After Calvera and his men are driven from the village the first time, three of his men start taking potshots at the villagers from the trees. One shot strikes Chico's hat and knocks it off his head. He even sticks a finger through the hole after retrieving it. A few minutes later, Petra (the Mexican girl) is talking with Chico, and the bullet has disappeared.
The first man Calvera kills near the beginning of the movie has no wounds on his back after being shot and falling to the ground. When the villagers run to the body to look at the man, two wounds are on his back.
When Chris and Vin begin driving the hearse up to Boot Hill, they pass the Belmar Hotel sign twice; once silently at the very start, and again as they briefly discuss the towns they've come from a few moments later.
When Calvera and his gang first ride into town in the beginning of the movie, they take chickens and food. When they ride out of town, they don't have any loot with them.
After Britt throws the knife into the cowboy in the rail yard, two train engineers leaning out of the engine's window observing the scene. In the next shot, one of the engineers has moved to the platform between the engine and the tender car.
Vin tells a humorous story to Chris and the Old Man, and mentions a fellow back home falling off a 10-story building. The film is set in the 1870s, the first 10-story building was Chicago's Home Insurance Building, built in 1885.
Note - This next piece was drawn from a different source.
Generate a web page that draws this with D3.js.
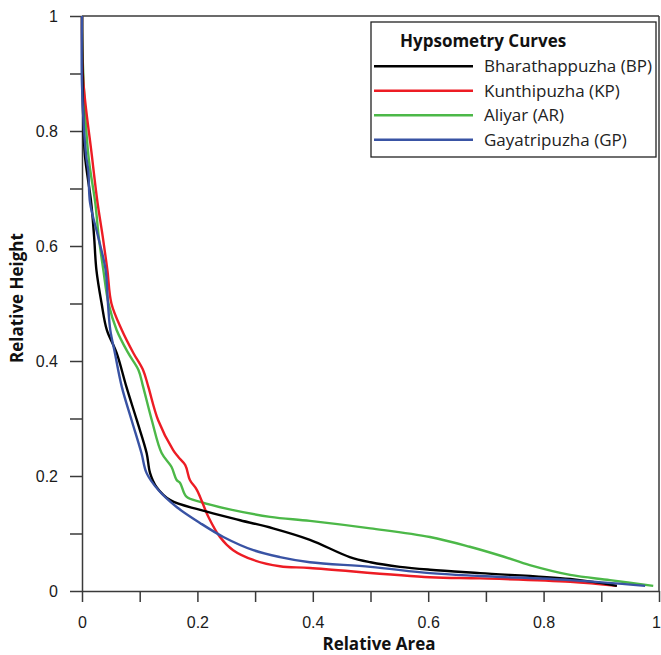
<!DOCTYPE html>
<html><head><meta charset="utf-8">
<script src="https://cdn.jsdelivr.net/npm/d3@7"></script>
<style>body{margin:0;background:#fff}svg{display:block}</style>
</head><body><div id="chart"></div>
<script>
const seriesNames = ["Bharathappuzha (BP)", "Kunthipuzha (KP)", "Aliyar (AR)", "Gayatripuzha (GP)"];
const seriesColors = ["#000000", "#ed1c24", "#4cb848", "#3953a4"];
const bpArea   = [0, 0.002, 0.005, 0.016, 0.021, 0.025, 0.034, 0.043, 0.060, 0.077, 0.095, 0.112, 0.118, 0.129, 0.153, 0.205, 0.274, 0.331, 0.395, 0.464, 0.500, 0.551, 0.603, 0.690, 0.846, 0.927];
const bpHeight = [1, 0.830, 0.758, 0.675, 0.616, 0.558, 0.500, 0.454, 0.414, 0.355, 0.297, 0.240, 0.205, 0.181, 0.158, 0.141, 0.123, 0.109, 0.089, 0.059, 0.050, 0.042, 0.037, 0.031, 0.021, 0.009];
const kpArea   = [0, 0.002, 0.017, 0.027, 0.036, 0.044, 0.051, 0.069, 0.089, 0.106, 0.115, 0.132, 0.158, 0.167, 0.179, 0.187, 0.199, 0.219, 0.239, 0.262, 0.297, 0.343, 0.395, 0.603, 0.690, 0.846, 0.927];
const kpHeight = [1, 0.890, 0.758, 0.675, 0.616, 0.558, 0.500, 0.454, 0.414, 0.384, 0.355, 0.297, 0.245, 0.233, 0.219, 0.193, 0.176, 0.129, 0.094, 0.071, 0.054, 0.043, 0.040, 0.024, 0.022, 0.016, 0.009];
const arArea   = [0, 0.001, 0.011, 0.023, 0.029, 0.037, 0.046, 0.060, 0.080, 0.098, 0.106, 0.121, 0.138, 0.155, 0.164, 0.170, 0.181, 0.205, 0.256, 0.326, 0.395, 0.500, 0.603, 0.672, 0.730, 0.776, 0.846, 0.915, 0.990];
const arHeight = [1, 0.930, 0.758, 0.675, 0.616, 0.558, 0.500, 0.454, 0.414, 0.384, 0.355, 0.297, 0.240, 0.216, 0.193, 0.188, 0.164, 0.155, 0.142, 0.129, 0.122, 0.109, 0.094, 0.077, 0.060, 0.045, 0.028, 0.019, 0.009];
const gpArea   = [0, 0, 0.007, 0.011, 0.014, 0.028, 0.041, 0.045, 0.049, 0.057, 0.069, 0.086, 0.103, 0.112, 0.132, 0.164, 0.205, 0.245, 0.297, 0.343, 0.395, 0.500, 0.603, 0.690, 0.846, 0.976];
const gpHeight = [1, 0.880, 0.758, 0.730, 0.675, 0.616, 0.558, 0.500, 0.454, 0.414, 0.355, 0.297, 0.240, 0.205, 0.176, 0.146, 0.118, 0.094, 0.071, 0.059, 0.050, 0.042, 0.031, 0.026, 0.019, 0.009];
const xTickLabels = ["0", "0.2", "0.4", "0.6", "0.8", "1"];
const yTickLabels = ["0", "0.2", "0.4", "0.6", "0.8", "1"];
const legendTitle = "Hypsometry Curves";
const xTitle = "Relative Area";
const yTitle = "Relative Height";

const series = [
  {name: seriesNames[0], color: seriesColors[0], xs: bpArea, ys: bpHeight},
  {name: seriesNames[1], color: seriesColors[1], xs: kpArea, ys: kpHeight},
  {name: seriesNames[2], color: seriesColors[2], xs: arArea, ys: arHeight},
  {name: seriesNames[3], color: seriesColors[3], xs: gpArea, ys: gpHeight}
];

const W = 661, H = 655;
const svg = d3.select("#chart").append("svg").attr("width", W).attr("height", H);
const x = d3.scaleLinear().domain([0, 1]).range([82, 659]);
const y = d3.scaleLinear().domain([0, 1]).range([591, 16]);
const axisColor = "#3a3a3a";
const tickFont = "'Liberation Sans', Arial, sans-serif";
const titleFont = "'Open Sans', 'Noto Sans', sans-serif";

// frame lines (top and right)
svg.append("line").attr("x1", x(0)).attr("x2", x(1)).attr("y1", y(1)).attr("y2", y(1))
  .attr("stroke", axisColor).attr("stroke-width", 1.5);
svg.append("line").attr("x1", x(1)).attr("x2", x(1)).attr("y1", y(1)).attr("y2", y(0))
  .attr("stroke", axisColor).attr("stroke-width", 1.5);

const minor = d3.range(0, 11).map(i => i / 10);
const xAxis = d3.axisBottom(x).tickValues(minor).tickSize(11).tickSizeOuter(0)
  .tickFormat(d => { const i = Math.round(d * 10); return i % 2 === 0 ? xTickLabels[i / 2] : ""; });
const gx = svg.append("g").attr("transform", `translate(0,${y(0)})`).call(xAxis);
const yAxis = d3.axisLeft(y).tickValues(minor).tickSize(12).tickSizeOuter(0)
  .tickFormat(d => { const i = Math.round(d * 10); return i % 2 === 0 ? yTickLabels[i / 2] : ""; });
const gy = svg.append("g").attr("transform", `translate(${x(0)},0)`).call(yAxis);
[gx, gy].forEach(g => {
  g.selectAll("path.domain").attr("stroke", axisColor).attr("stroke-width", 1.5);
  g.selectAll(".tick line").attr("stroke", axisColor).attr("stroke-width", 1.5);
  g.selectAll(".tick text").attr("font-family", tickFont).attr("font-size", 16).attr("fill", "#1a1a1a");
});
gx.selectAll(".tick text").attr("dy", 0).attr("y", 37)
  .attr("x", d => d === 1 ? -3 : 0);
gy.selectAll(".tick text").attr("x", -24).attr("dy", "0.36em");

// curves
const line = d3.line().x(d => x(d[0])).y(d => y(d[1])).curve(d3.curveCatmullRom.alpha(0.5));
const order = [2, 1, 0, 3];
order.forEach(i => {
  const s = series[i];
  svg.append("path").datum(s.xs.map((v, k) => [v, s.ys[k]]))
    .attr("d", line).attr("fill", "none").attr("stroke", s.color)
    .attr("stroke-width", 2.4).attr("stroke-linejoin", "round");
});

// axis titles
svg.append("text").attr("x", 379).attr("y", 650).attr("text-anchor", "middle")
  .attr("font-family", titleFont).attr("font-weight", "bold").attr("font-size", 17)
  .attr("fill", "#111").text(xTitle);
svg.append("text").attr("transform", "translate(23,298) rotate(-90)").attr("text-anchor", "middle")
  .attr("font-family", titleFont).attr("font-weight", "bold").attr("font-size", 17)
  .attr("fill", "#111").text(yTitle);

// legend
const lg = svg.append("g");
lg.append("rect").attr("x", 371).attr("y", 22).attr("width", 285).attr("height", 135)
  .attr("fill", "#fff").attr("stroke", "#222").attr("stroke-width", 1.3);
lg.append("text").attr("x", 400).attr("y", 47).attr("font-family", titleFont)
  .attr("font-weight", "bold").attr("font-size", 17).attr("fill", "#111").text(legendTitle);
const ly = d3.scaleBand().domain(seriesNames).range([54, 152]);
series.forEach(s => {
  const cy = ly(s.name) + ly.bandwidth() / 2;
  lg.append("line").attr("x1", 374).attr("x2", 473).attr("y1", cy).attr("y2", cy)
    .attr("stroke", s.color).attr("stroke-width", 2.6);
  lg.append("text").attr("x", 484).attr("y", cy).attr("dy", "0.35em")
    .attr("font-family", titleFont).attr("font-size", 17).attr("fill", "#222").text(s.name);
});
</script></body></html>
After the first gun battle between the Seven and the gang, Britt empties his revolver, presumably of spent casings, however he shakes out the rounds instead of using the ejection rod. The spent casings fall freely from the cylinder; they would have swollen during firing.
In some prints, Natividad Vacío who plays Miguel, is listed as Tomas, while John A. Alonzo (billed as John Alonso) who plays Tomas, is listed as Miguel.
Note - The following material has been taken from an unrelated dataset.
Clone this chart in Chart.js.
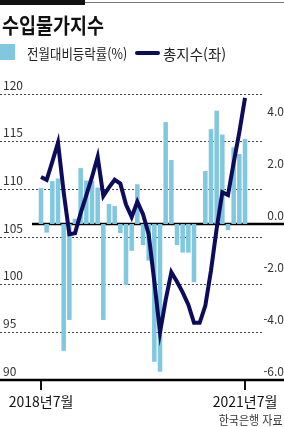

The whistle Bernardo gives to little girl has a fipple, but he turns it down when he blows into it. It's visible as he finishes making the whistle.
When Bernardo pulls one of the village boys onto his lap to spank him for calling the adult villagers "cowards", the bed appears to collapse beneath him.
When Britt duels with the cowboy, the steam engine in the background is completely cold. No smoke rises from the chimney and no steam is coming out of the safety valves. The freight cars are loaded with cattle, and the crew is apparently waiting for departure orders. Steam locomotives took hours to warm up, and were rarely shut down completely.
Whenever a main character dies during the final battle, the gunfire disappears while they speak their last words or die slowly.
When two peasants drop rocks on the ground, the way they fall and roll reveals that they are fake.
Steve McQueen wears Levi's jeans with the famous red tab, which were not introduced until the 1930s.
Charles Bronson wears a denim shirt. Denim trousers had been around for many years, but denim shirts weren't manufactured until the 1920s.
Britt's knife appears to be a stiletto switchblade (automatic opening knife with locking mechanism). This kind of weapon was not imported from Italy until the 1950s.
The outline of a pack of cigarettes and (possibly) a Zippo lighter are visible in Yul Brynner's shirt pockets.
Steve McQueen wears a wedding band throughout the movie. American men generally didn't wear wedding bands before World War 2.
An additional "slap" sound happens shortly after Bernardo finishes spanking the village boy.
The echoing gunshots make no sense in a movie that takes place in a valley.
Calvera says he has 40 men. Chico could not have blended in with a group so small, especially when he had a conversation with Calvera.
After Calvera's first visit near the opening of the movie, the boom shadow clearly moves from right to left as Sotero turns while addressing his fellow villagers.
When Chico visits the bandito camp, he is wearing two bandoliers loaded with pointed-tip rifle bullets, as are some of the bandits. They all have Winchester rifles, which require flat-tip bullets.
When talking about what food the villagers are providing the Seven, Bernardo, who is supposed to be Hispanic, pronounces the word enchilada as though it were French.
Chris tells Harry Luck that the job pays a gold eagle plus room and board. The payment offered was $20. An eagle was a $10 gold coin, a $20 gold coin was a double eagle.
At the start of the last shootout, Vin draws and fires on the bandito to his left in the doorway, then fires two more shots directly ahead. Three bad guys are sitting at the wall; if Vin was being thorough, there should have been a fourth shot.
Chico taunts the red "toro" like a Spanish bull fighter. It's actually a cow with horns.